Bruce, after his defeat at Methven, on the 19th of June 1306, withdrew to the moutainous parts of Breadalbane, and approached the borders of Argyleshire. His followers did not exceed three hundred men, who, disheartened by defeat, and exhausted by privation, were not in condition to encounter a superior force. In this situation, however, he was attacked by Macdougall of Lorn, at the head of a thousand men, part of whom were Macnabs, who had joined the party of John Baliol; and, after a severe conflict, he was compelled to abandon the field. In the retreat from Dalree, where the battle had been fought, the king was hotly pursued, and especially by three of the clansmen of Lorn, probably personal attendants or henchmen of the Macdougalls, who appear to have resolved to slay the Bruce or die. These followed the retreating party, and when King Robert entered a narrow pass, threw themselves suddenly upon him. The king turning hastily round, cleft the skull of one with his battleaxe. "The second had grasped the stirrup, and Robert fixed and held him there by pressing down his foot, so that the captive was dragged along the ground as if chained to the horse. In the meantime, the third assailant had sprung from the hillside to the back of the horse, and sat behind the king. The latter turned half round and forced the Highlander forward to the front of the saddle, where 'he clave the head to the harns.' The second assailant was still hanging by the stirrup, and Robert now struck at him vigorously, and slew him at the first blow."

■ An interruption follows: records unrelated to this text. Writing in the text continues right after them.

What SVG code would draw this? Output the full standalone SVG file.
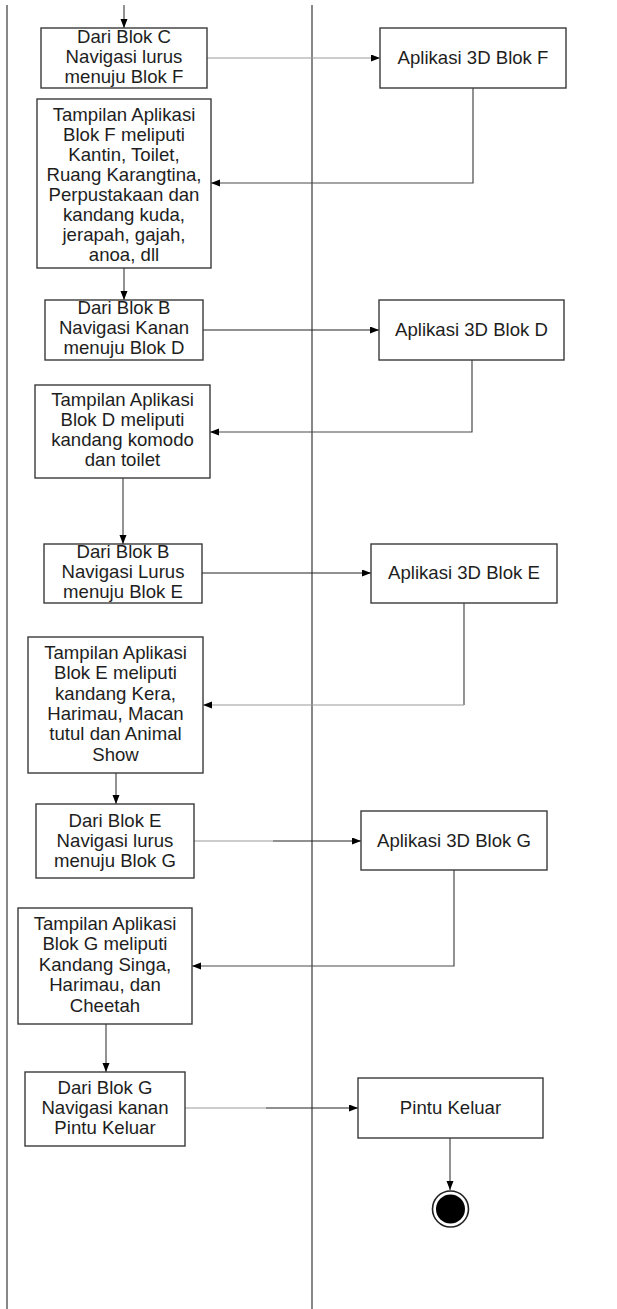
<svg xmlns="http://www.w3.org/2000/svg" width="617" height="1309" viewBox="0 0 617 1309">
<style>
.box{fill:#fff;stroke:#3a3a3a;stroke-width:1.4}
.t{font-family:"Liberation Sans",Arial,sans-serif;font-size:18.6px;fill:#1e1e1e;text-anchor:middle}
.lane{stroke:#6a6a6a;stroke-width:1.6;fill:none}
.c{fill:none;stroke:#4a4a4a;stroke-width:1.2}
.cl{fill:none;stroke:#9a9a9a;stroke-width:1.1}
.cd{fill:none;stroke:#222;stroke-width:1.2}
</style>
<defs>
<marker id="ah" markerUnits="userSpaceOnUse" markerWidth="10" markerHeight="8" refX="9" refY="3.5" orient="auto">
<path d="M0,0 L9,3.5 L0,7 z" fill="#000"/>
</marker>
</defs>
<rect width="617" height="1309" fill="#fff"/>
<g id="lanes">
<line class="lane" x1="7" y1="5" x2="7" y2="1309"/>
<line class="lane" x1="312" y1="5" x2="312" y2="1309"/>
</g>
<g id="connectors">
<line class="c" x1="124" y1="5" x2="124" y2="28" marker-end="url(#ah)"/>
<line class="cl" x1="207" y1="58" x2="380" y2="58" marker-end="url(#ah)"/>
<path class="c" d="M473,88 V183 H211" marker-end="url(#ah)"/>
<line class="c" x1="124" y1="268" x2="124" y2="300" marker-end="url(#ah)"/>
<line class="cd" x1="203" y1="330" x2="379" y2="330" marker-end="url(#ah)"/>
<path class="c" d="M472,360 V432 H210" marker-end="url(#ah)"/>
<line class="c" x1="123" y1="478" x2="123" y2="544" marker-end="url(#ah)"/>
<line class="cd" x1="202" y1="573" x2="371" y2="573" marker-end="url(#ah)"/>
<line class="c" x1="464" y1="603" x2="464" y2="705"/>
<line class="cl" x1="464" y1="705" x2="203" y2="705" stroke="#c8c8c8" marker-end="url(#ah)"/>
<line class="c" x1="116" y1="773" x2="116" y2="804" marker-end="url(#ah)"/>
<line class="cl" x1="194" y1="841" x2="273" y2="841"/>
<line class="cd" x1="273" y1="841" x2="361" y2="841" marker-end="url(#ah)"/>
<path class="c" d="M454,870 V966 H192" marker-end="url(#ah)"/>
<line class="c" x1="106" y1="1024" x2="106" y2="1072" marker-end="url(#ah)"/>
<line class="cl" x1="185" y1="1108" x2="266" y2="1108"/>
<line class="cd" x1="266" y1="1108" x2="358" y2="1108" marker-end="url(#ah)"/>
<line class="c" x1="450" y1="1138" x2="450" y2="1190" marker-end="url(#ah)"/>
</g>
<g id="n1">
<rect class="box" x="41" y="28" width="166" height="60"/>
<text class="t" x="124" y="43">Dari Blok C</text>
<text class="t" x="124" y="63">Navigasi lurus</text>
<text class="t" x="124" y="83">menuju Blok F</text>
</g>
<g id="n2">
<rect class="box" x="380" y="28" width="186" height="60"/>
<text class="t" x="473" y="63.5">Aplikasi 3D Blok F</text>
</g>
<g id="n3">
<rect class="box" x="37" y="99" width="174" height="169"/>
<text class="t" x="124" y="120.5">Tampilan Aplikasi</text>
<text class="t" x="124" y="140.5">Blok F meliputi</text>
<text class="t" x="124" y="160.5">Kantin, Toilet,</text>
<text class="t" x="124" y="180.5">Ruang Karangtina,</text>
<text class="t" x="124" y="200.5">Perpustakaan dan</text>
<text class="t" x="124" y="220.5">kandang kuda,</text>
<text class="t" x="124" y="240.5">jerapah, gajah,</text>
<text class="t" x="124" y="260.5">anoa, dll</text>
</g>
<g id="n4">
<rect class="box" x="45" y="300" width="158" height="60"/>
<text class="t" x="124" y="314">Dari Blok B</text>
<text class="t" x="124" y="334">Navigasi Kanan</text>
<text class="t" x="124" y="354">menuju Blok D</text>
</g>
<g id="n5">
<rect class="box" x="379" y="300" width="185" height="60"/>
<text class="t" x="471.5" y="335.5">Aplikasi 3D Blok D</text>
</g>
<g id="n6">
<rect class="box" x="35" y="385" width="175" height="93"/>
<text class="t" x="122.5" y="406">Tampilan Aplikasi</text>
<text class="t" x="122.5" y="426">Blok D meliputi</text>
<text class="t" x="122.5" y="446">kandang komodo</text>
<text class="t" x="122.5" y="466">dan toilet</text>
</g>
<g id="n7">
<rect class="box" x="44" y="544" width="158" height="59"/>
<text class="t" x="123" y="558">Dari Blok B</text>
<text class="t" x="123" y="578">Navigasi Lurus</text>
<text class="t" x="123" y="598">menuju Blok E</text>
</g>
<g id="n8">
<rect class="box" x="371" y="544" width="186" height="59"/>
<text class="t" x="464" y="579">Aplikasi 3D Blok E</text>
</g>
<g id="n9">
<rect class="box" x="28" y="637" width="175" height="136"/>
<text class="t" x="115.5" y="659">Tampilan Aplikasi</text>
<text class="t" x="115.5" y="679.3">Blok E meliputi</text>
<text class="t" x="115.5" y="699.6">kandang Kera,</text>
<text class="t" x="115.5" y="719.9">Harimau, Macan</text>
<text class="t" x="115.5" y="740.2">tutul dan Animal</text>
<text class="t" x="115.5" y="760.5">Show</text>
</g>
<g id="n10">
<rect class="box" x="36" y="804" width="158" height="74"/>
<text class="t" x="115" y="826.5">Dari Blok E</text>
<text class="t" x="115" y="846.5">Navigasi lurus</text>
<text class="t" x="115" y="866.5">menuju Blok G</text>
</g>
<g id="n11">
<rect class="box" x="361" y="811" width="186" height="59"/>
<text class="t" x="454" y="846.5">Aplikasi 3D Blok G</text>
</g>
<g id="n12">
<rect class="box" x="18" y="908" width="174" height="116"/>
<text class="t" x="105" y="930">Tampilan Aplikasi</text>
<text class="t" x="105" y="950.4">Blok G meliputi</text>
<text class="t" x="105" y="970.8">Kandang Singa,</text>
<text class="t" x="105" y="991.2">Harimau, dan</text>
<text class="t" x="105" y="1011.6">Cheetah</text>
</g>
<g id="n13">
<rect class="box" x="25" y="1072" width="160" height="74"/>
<text class="t" x="105" y="1093.5">Dari Blok G</text>
<text class="t" x="105" y="1113.8">Navigasi kanan</text>
<text class="t" x="105" y="1134">Pintu Keluar</text>
</g>
<g id="n14">
<rect class="box" x="358" y="1078" width="185" height="60"/>
<text class="t" x="450.5" y="1114">Pintu Keluar</text>
</g>
<g id="end">
<circle cx="450.5" cy="1209" r="18" fill="#fff" stroke="#222" stroke-width="1.6"/>
<circle cx="450.5" cy="1209" r="14.5" fill="#000"/>
</g>
</svg>
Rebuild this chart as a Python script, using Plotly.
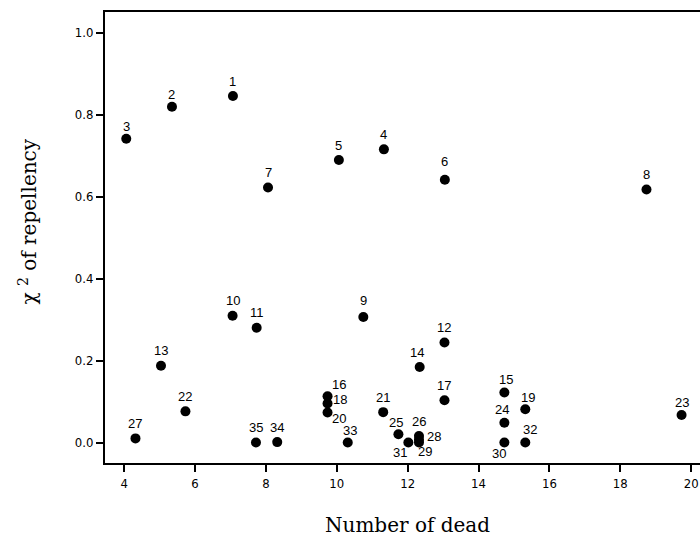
import plotly.graph_objects as go

# Data
point_ids = [str(i) for i in range(1, 36)]
number_of_dead = [7.07, 5.35, 4.06, 11.33, 10.06, 13.05, 8.06, 18.74, 10.75, 7.06,
                  7.74, 13.04, 5.04, 12.34, 14.73, 9.74, 13.04, 9.74, 15.32, 9.74,
                  11.31, 5.73, 19.73, 14.73, 11.74, 12.32, 4.32, 12.32, 12.32, 14.73,
                  12.02, 15.32, 10.31, 8.32, 7.72]
chi2_repellency = [0.845, 0.819, 0.741, 0.715, 0.689, 0.641, 0.622, 0.617, 0.306, 0.309,
                   0.280, 0.244, 0.187, 0.184, 0.122, 0.113, 0.103, 0.095, 0.081, 0.073,
                   0.074, 0.076, 0.067, 0.048, 0.020, 0.016, 0.010, 0.007, 0.000, 0.000,
                   0.000, 0.000, 0.000, 0.001, 0.000]
x_ticks = [4, 6, 8, 10, 12, 14, 16, 18, 20]
y_ticks = [0.0, 0.2, 0.4, 0.6, 0.8, 1.0]

# label placement styles (pixel offsets: xshift, yshift, xanchor)
default_offset = (0, 15, "center")
label_offsets = {
    "2": (0, 12, "center"),
    "3": (0, 12, "center"),
    "16": (2, 12, "left"),
    "18": (3, 4, "left"),
    "20": (2, -6, "left"),
    "33": (2, 12, "center"),
    "25": (-2, 12, "center"),
    "26": (0, 14, "center"),
    "28": (6, 3, "left"),
    "31": (-8, -10, "center"),
    "29": (6, -9, "center"),
    "30": (-5, -11, "center"),
    "24": (-2, 13, "center"),
    "15": (2, 13, "center"),
    "19": (3, 12, "center"),
    "32": (5, 13, "center"),
    "14": (-3, 15, "center"),
    "6": (0, 18, "center"),
    "9": (0, 17, "center"),
    "23": (0, 13, "center"),
}

fig = go.Figure()
fig.add_trace(go.Scatter(
    x=number_of_dead, y=chi2_repellency, mode="markers",
    marker=dict(color="black", size=10),
    hoverinfo="text", text=point_ids, showlegend=False,
))

annotations = []
for pid, xv, yv in zip(point_ids, number_of_dead, chi2_repellency):
    dx, dy, anchor = label_offsets.get(pid, default_offset)
    annotations.append(dict(
        x=xv, y=yv, xref="x", yref="y", text=pid, showarrow=False,
        xshift=dx, yshift=dy, xanchor=anchor, yanchor="middle",
        font=dict(family="Liberation Sans, Arial, sans-serif", size=13, color="black"),
    ))

title_font = dict(family="DejaVu Serif, Century Schoolbook, serif", size=20, color="black")
annotations.append(dict(
    x=0.508, y=-0.138, xref="paper", yref="paper", text="Number of dead",
    showarrow=False, xanchor="center", yanchor="middle", font=title_font,
))
annotations.append(dict(
    x=-0.129, y=0.536, xref="paper", yref="paper", text="χ <sup>2</sup> of repellency",
    showarrow=False, xanchor="center", yanchor="middle", textangle=-90, font=title_font,
))

tick_font = dict(family="Liberation Sans Narrow, DejaVu Sans Condensed, Arial Narrow, sans-serif",
                 size=13, color="black")

fig.update_layout(
    width=700, height=537,
    margin=dict(l=105, r=0, t=12, b=74),
    plot_bgcolor="white", paper_bgcolor="white",
    annotations=annotations,
    xaxis=dict(
        range=[3.46, 20.25], tickvals=x_ticks, ticktext=[str(v) for v in x_ticks],
        showgrid=False, zeroline=False, showline=True, linecolor="black", linewidth=2,
        mirror=True, ticks="outside", ticklen=7, tickwidth=1.5, tickcolor="black",
        tickfont=tick_font, automargin=False,
    ),
    yaxis=dict(
        range=[-0.05, 1.05], tickvals=y_ticks, ticktext=[f"{v:.1f}" for v in y_ticks],
        showgrid=False, zeroline=False, showline=True, linecolor="black", linewidth=2,
        ticks="outside", ticklen=7, tickwidth=1.5, tickcolor="black",
        tickfont=tick_font, automargin=False,
    ),
)

fig.write_html("out.html", config={"displayModeBar": False},
               post_script="document.body.style.margin='0px';")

Whether the story is true or not, and it is by no means improbable, it shows the reputation for gigantic strength which the doughty Bruce had in his day. It is said to have been in this contest that the king lost the magnificent brooch, since famous as the "brooch of Lorn." This highly-prized trophy was long preserved as a remarkable relic in the family of Macdougall of Dunolly, and after having been carried off during the siege of Dunolly Castle, the family residence, it was, about forty years ago, again restored to the family. In his day of adversity the Macdougalls were the most persevering and dangerous of all King Robert's enemies.

But the time for retribution at length arrived. When Robert Bruce had firmly established himself on the throne of Scotland, one of the first objects to which he directed his attention, was to crush his old enemies the Macdougalls, and to revenge the many injuries he had suffered at their hands. With this view, he marched into Argyleshire, determined to lay waste the country , and take possession of Lorn. On advancing, he found John of Lorn and his followers posted in a formidable defile between Ben Cruachan and Loch Awe, which it seemed impossible to force, and almost hopeless to turn. But having sent a party to ascend the mountain, gain the heights, and threaten the enemy's rear, Bruce immediately attacked them in front, with the utmost fury. For a time the Macdougalls sustained the onset bravely; but at length, perceiving themselves in danger of being assailed in the rear, as well as the front, and thus completely isolated in the defile, they betook themselves to flight.

Unable to escape from the mountain gorge, they were slaughtered without mercy, and by this reverse, their power was completely broken. Bruce then laid waste Argyleshire, besieged and took the castle of Dunstaffinage, and received the submission of Alister of Lorn, the father of John, who now fled to England. Alsiter was allowed to retain the district of Lorn: but the rest of his possessions were forfeited and given to Angus of Isla, who had all along remained faithful to the king's interests.